● **COLLECTED DATA**
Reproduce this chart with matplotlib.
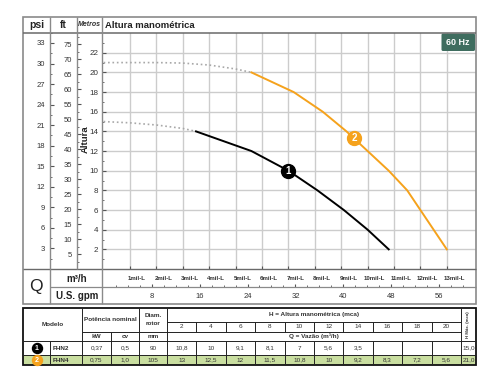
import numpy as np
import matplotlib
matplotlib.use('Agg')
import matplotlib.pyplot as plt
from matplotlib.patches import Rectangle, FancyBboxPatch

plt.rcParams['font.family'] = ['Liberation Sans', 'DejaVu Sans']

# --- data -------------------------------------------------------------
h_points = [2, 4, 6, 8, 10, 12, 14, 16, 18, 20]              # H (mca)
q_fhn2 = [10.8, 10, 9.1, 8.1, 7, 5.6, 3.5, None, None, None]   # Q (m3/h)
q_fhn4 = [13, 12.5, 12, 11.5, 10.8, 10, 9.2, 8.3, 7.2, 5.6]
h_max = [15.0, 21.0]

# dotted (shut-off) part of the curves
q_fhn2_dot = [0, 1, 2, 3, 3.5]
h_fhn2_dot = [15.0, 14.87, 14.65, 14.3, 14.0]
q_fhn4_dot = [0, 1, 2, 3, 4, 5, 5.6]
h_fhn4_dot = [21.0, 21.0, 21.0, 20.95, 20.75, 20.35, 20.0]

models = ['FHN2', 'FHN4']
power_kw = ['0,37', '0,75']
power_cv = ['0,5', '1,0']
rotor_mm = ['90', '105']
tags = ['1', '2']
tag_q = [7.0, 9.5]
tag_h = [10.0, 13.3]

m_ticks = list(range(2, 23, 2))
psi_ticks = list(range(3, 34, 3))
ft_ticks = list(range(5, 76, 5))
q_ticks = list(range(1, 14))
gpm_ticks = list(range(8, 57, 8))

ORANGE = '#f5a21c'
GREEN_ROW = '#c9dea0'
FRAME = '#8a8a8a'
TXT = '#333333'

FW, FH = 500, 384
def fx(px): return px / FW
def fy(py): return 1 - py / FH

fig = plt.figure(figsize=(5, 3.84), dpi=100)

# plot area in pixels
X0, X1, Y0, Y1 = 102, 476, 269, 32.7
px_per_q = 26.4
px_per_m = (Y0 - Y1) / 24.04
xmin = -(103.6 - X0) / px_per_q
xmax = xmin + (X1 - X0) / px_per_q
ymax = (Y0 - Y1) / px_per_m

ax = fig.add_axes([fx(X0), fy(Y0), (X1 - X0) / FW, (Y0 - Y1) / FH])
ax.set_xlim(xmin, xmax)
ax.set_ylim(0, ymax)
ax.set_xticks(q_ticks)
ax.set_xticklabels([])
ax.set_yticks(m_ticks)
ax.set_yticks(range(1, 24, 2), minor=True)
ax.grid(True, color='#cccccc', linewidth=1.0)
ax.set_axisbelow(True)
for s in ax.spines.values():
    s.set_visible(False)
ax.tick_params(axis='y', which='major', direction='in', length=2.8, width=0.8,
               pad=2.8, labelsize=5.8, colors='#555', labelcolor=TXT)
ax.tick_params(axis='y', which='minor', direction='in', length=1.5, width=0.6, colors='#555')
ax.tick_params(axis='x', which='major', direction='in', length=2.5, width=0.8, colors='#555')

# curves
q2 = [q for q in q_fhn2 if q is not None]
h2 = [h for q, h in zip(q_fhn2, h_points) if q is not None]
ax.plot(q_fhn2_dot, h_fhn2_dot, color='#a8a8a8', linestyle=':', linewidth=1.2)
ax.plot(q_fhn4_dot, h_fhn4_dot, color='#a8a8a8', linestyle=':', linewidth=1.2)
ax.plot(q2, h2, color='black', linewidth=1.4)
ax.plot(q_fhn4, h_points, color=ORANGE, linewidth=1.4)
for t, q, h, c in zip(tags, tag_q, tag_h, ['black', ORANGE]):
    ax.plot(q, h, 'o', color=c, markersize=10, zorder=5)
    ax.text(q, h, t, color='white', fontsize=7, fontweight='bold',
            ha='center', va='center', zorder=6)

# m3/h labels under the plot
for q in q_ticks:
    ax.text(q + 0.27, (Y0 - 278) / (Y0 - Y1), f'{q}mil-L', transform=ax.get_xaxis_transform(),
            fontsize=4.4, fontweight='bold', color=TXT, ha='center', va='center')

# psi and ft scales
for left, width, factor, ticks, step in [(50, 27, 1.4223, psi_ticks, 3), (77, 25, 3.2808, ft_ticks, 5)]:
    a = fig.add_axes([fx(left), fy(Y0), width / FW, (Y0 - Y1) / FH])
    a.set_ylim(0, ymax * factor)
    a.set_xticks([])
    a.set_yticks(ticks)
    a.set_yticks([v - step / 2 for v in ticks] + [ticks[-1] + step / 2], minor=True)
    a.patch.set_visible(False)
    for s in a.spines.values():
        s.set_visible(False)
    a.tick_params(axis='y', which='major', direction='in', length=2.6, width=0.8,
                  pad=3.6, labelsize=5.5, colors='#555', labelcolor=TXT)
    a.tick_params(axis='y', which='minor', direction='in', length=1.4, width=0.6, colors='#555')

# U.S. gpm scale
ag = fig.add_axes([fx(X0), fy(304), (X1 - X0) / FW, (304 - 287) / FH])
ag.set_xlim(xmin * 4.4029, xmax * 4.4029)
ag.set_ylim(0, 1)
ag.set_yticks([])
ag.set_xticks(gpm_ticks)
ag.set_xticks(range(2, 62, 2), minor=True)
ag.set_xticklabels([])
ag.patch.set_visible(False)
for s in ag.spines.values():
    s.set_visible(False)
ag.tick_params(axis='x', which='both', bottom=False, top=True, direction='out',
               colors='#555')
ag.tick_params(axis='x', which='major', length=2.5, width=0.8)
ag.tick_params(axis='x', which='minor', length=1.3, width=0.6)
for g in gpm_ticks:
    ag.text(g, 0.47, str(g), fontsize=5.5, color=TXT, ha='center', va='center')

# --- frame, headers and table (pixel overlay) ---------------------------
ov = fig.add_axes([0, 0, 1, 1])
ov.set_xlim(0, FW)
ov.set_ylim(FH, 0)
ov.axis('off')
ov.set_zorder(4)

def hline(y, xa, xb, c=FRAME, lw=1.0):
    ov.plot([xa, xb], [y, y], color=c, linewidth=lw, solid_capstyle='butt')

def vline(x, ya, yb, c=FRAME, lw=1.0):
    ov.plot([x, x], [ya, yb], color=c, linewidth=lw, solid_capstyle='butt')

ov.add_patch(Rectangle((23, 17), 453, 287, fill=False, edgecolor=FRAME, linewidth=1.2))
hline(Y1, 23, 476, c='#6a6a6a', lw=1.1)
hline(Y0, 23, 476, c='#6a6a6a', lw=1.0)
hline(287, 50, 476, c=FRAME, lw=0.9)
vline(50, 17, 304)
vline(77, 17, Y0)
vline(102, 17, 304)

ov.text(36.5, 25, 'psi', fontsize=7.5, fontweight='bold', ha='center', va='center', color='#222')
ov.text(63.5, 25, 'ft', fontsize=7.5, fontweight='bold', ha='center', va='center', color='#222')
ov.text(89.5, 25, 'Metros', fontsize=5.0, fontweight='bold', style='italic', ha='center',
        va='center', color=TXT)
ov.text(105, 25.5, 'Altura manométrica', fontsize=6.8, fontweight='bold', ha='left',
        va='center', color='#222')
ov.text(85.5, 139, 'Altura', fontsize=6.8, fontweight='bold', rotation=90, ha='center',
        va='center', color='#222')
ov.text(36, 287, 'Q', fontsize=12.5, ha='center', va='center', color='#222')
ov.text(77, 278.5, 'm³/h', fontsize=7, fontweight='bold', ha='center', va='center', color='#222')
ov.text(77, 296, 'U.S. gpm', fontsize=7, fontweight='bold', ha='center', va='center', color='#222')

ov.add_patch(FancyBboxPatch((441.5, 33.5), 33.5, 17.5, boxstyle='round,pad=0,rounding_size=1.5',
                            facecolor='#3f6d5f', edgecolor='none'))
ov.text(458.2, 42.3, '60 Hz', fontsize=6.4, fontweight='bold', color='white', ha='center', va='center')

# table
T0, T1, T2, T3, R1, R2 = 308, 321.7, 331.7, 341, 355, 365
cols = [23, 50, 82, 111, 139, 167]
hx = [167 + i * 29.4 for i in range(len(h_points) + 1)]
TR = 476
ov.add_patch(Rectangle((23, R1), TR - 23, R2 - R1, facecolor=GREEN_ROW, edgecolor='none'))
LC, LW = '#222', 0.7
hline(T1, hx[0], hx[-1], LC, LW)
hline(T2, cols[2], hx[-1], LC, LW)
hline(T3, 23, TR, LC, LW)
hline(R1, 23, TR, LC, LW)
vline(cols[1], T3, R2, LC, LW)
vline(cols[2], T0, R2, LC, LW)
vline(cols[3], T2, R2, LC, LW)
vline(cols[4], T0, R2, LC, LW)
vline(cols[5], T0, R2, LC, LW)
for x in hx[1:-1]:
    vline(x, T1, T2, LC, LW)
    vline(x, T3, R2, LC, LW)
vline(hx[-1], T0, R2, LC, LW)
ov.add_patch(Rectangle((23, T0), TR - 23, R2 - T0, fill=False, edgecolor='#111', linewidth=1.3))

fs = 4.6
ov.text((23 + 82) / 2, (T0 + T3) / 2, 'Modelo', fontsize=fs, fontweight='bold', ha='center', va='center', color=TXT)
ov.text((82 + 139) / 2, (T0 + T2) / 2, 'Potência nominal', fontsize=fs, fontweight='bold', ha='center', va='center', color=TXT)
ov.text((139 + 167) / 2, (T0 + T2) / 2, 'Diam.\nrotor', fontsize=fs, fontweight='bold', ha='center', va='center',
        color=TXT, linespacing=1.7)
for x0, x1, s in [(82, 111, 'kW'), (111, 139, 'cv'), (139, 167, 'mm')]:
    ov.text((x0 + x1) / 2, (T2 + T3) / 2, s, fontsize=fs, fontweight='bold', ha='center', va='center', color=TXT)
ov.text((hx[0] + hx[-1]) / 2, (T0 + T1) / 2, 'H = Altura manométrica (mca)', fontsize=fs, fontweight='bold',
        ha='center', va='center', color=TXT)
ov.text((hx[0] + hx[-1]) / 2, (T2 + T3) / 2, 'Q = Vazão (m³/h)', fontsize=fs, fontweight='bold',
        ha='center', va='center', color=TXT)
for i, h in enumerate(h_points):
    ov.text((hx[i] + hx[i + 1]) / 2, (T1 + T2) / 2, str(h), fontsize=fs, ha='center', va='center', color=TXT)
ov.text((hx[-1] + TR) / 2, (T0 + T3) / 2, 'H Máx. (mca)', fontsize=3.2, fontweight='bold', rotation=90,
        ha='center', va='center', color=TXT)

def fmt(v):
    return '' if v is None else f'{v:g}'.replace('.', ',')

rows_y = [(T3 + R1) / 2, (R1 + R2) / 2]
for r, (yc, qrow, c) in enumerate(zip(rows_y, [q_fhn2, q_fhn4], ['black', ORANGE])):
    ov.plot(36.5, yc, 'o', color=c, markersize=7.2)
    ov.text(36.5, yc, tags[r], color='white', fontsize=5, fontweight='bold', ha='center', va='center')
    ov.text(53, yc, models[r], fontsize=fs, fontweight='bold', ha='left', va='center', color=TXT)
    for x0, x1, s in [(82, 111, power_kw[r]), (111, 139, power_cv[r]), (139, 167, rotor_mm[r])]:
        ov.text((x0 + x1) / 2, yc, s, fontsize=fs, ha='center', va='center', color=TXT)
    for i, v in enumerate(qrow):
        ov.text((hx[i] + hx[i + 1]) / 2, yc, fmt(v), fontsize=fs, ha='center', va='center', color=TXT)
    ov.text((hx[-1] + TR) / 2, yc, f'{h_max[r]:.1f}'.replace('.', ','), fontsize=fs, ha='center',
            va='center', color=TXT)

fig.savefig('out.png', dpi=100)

● **YOUR TASK**
Repeat, exactly and in full, each line from the start of the data to the line that contains "length=2.5, width=0.8, colors='#555')". Pictures do not go in.

● **CORRECT ANSWER**
Reproduce this chart with matplotlib.
import numpy as np
import matplotlib
matplotlib.use('Agg')
import matplotlib.pyplot as plt
from matplotlib.patches import Rectangle, FancyBboxPatch

plt.rcParams['font.family'] = ['Liberation Sans', 'DejaVu Sans']

# --- data -------------------------------------------------------------
h_points = [2, 4, 6, 8, 10, 12, 14, 16, 18, 20]              # H (mca)
q_fhn2 = [10.8, 10, 9.1, 8.1, 7, 5.6, 3.5, None, None, None]   # Q (m3/h)
q_fhn4 = [13, 12.5, 12, 11.5, 10.8, 10, 9.2, 8.3, 7.2, 5.6]
h_max = [15.0, 21.0]

# dotted (shut-off) part of the curves
q_fhn2_dot = [0, 1, 2, 3, 3.5]
h_fhn2_dot = [15.0, 14.87, 14.65, 14.3, 14.0]
q_fhn4_dot = [0, 1, 2, 3, 4, 5, 5.6]
h_fhn4_dot = [21.0, 21.0, 21.0, 20.95, 20.75, 20.35, 20.0]

models = ['FHN2', 'FHN4']
power_kw = ['0,37', '0,75']
power_cv = ['0,5', '1,0']
rotor_mm = ['90', '105']
tags = ['1', '2']
tag_q = [7.0, 9.5]
tag_h = [10.0, 13.3]

m_ticks = list(range(2, 23, 2))
psi_ticks = list(range(3, 34, 3))
ft_ticks = list(range(5, 76, 5))
q_ticks = list(range(1, 14))
gpm_ticks = list(range(8, 57, 8))

ORANGE = '#f5a21c'
GREEN_ROW = '#c9dea0'
FRAME = '#8a8a8a'
TXT = '#333333'

FW, FH = 500, 384
def fx(px): return px / FW
def fy(py): return 1 - py / FH

fig = plt.figure(figsize=(5, 3.84), dpi=100)

# plot area in pixels
X0, X1, Y0, Y1 = 102, 476, 269, 32.7
px_per_q = 26.4
px_per_m = (Y0 - Y1) / 24.04
xmin = -(103.6 - X0) / px_per_q
xmax = xmin + (X1 - X0) / px_per_q
ymax = (Y0 - Y1) / px_per_m

ax = fig.add_axes([fx(X0), fy(Y0), (X1 - X0) / FW, (Y0 - Y1) / FH])
ax.set_xlim(xmin, xmax)
ax.set_ylim(0, ymax)
ax.set_xticks(q_ticks)
ax.set_xticklabels([])
ax.set_yticks(m_ticks)
ax.set_yticks(range(1, 24, 2), minor=True)
ax.grid(True, color='#cccccc', linewidth=1.0)
ax.set_axisbelow(True)
for s in ax.spines.values():
    s.set_visible(False)
ax.tick_params(axis='y', which='major', direction='in', length=2.8, width=0.8,
               pad=2.8, labelsize=5.8, colors='#555', labelcolor=TXT)
ax.tick_params(axis='y', which='minor', direction='in', length=1.5, width=0.6, colors='#555')
ax.tick_params(axis='x', which='major', direction='in', length=2.5, width=0.8, colors='#555')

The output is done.